Performance of Other Major Banks

Robust advisory business, reserve release and a rise in loan demand drove JPMorgan’s JPM fourth-quarter 2021 earnings of $3.33 per share. The bottom line handily outpaced the Zacks Consensus Estimate of $3.01. Results included net credit reserve releases. Excluding this, earnings came in at $2.86 per share.

However, disappointing trading performance, lower interest rates and an increase in operating expenses were the major headwinds for JPMorgan’s quarterly results. Also, the company’s mortgage fees and related income plunged during the quarter.
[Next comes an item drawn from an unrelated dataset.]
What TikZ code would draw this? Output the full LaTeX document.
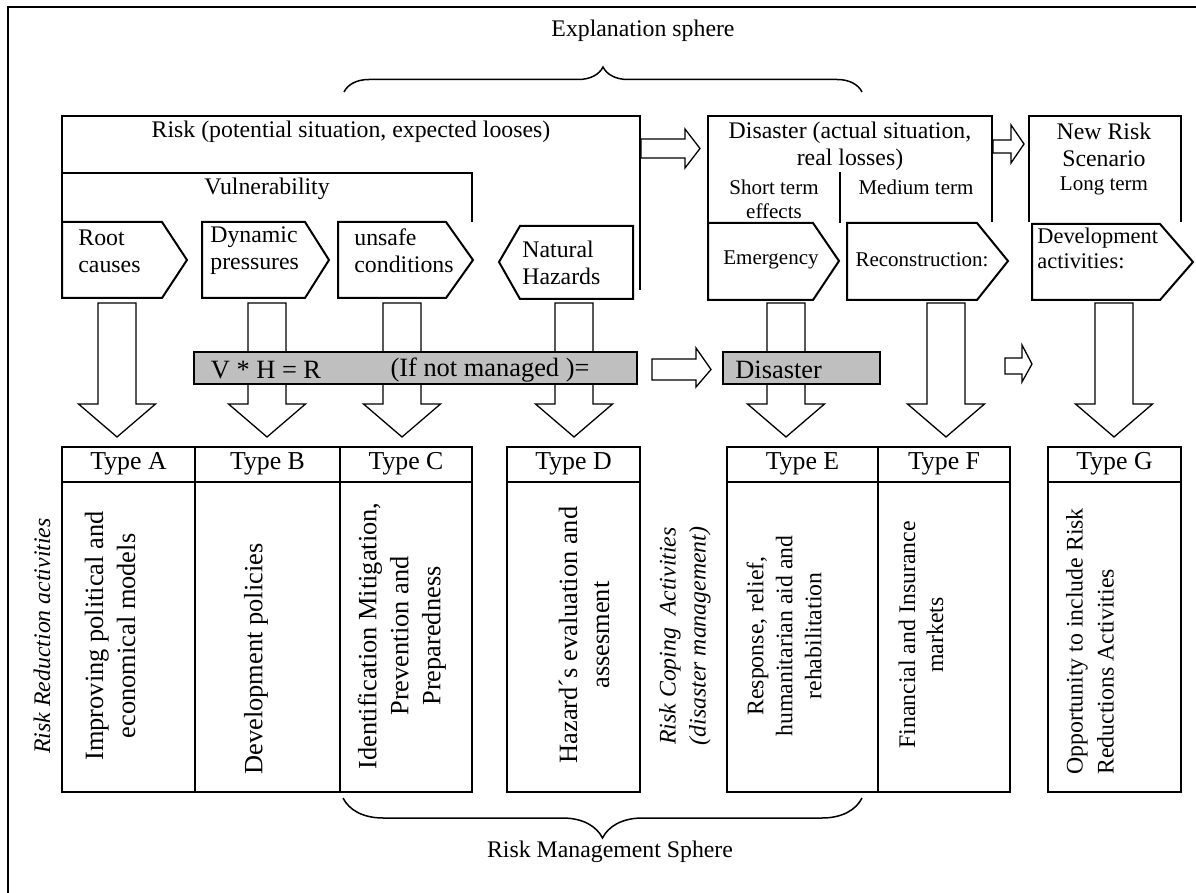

Wells Fargo’s WFC fourth-quarter 2021 earnings per share of $1.38 surpassed the Zacks Consensus Estimate of 1.09. Also, the bottom line improved 86% year over year. Results included certain non-recurring items.

Improved investment banking and other asset-based fees, and strong equity gains in WFC’s affiliated venture capital and private equity businesses, as well as lower costs, supported the bank’s performance. Yet, a decline in NII due to low yields from earning assets and lower loans were the undermining factors.

Citigroup C delivered an earnings surprise of 5.04% in fourth-quarter 2021. Income from continuing operations per share of $1.46 beat the Zacks Consensus Estimate of $1.39. However, the reported figure declined 24% from the prior-year quarter.

Citigroup’s investment banking revenues jumped, driven by equity underwriting and growth in advisory revenues. The dismal consumer banking business and higher operating expenses were the major headwinds.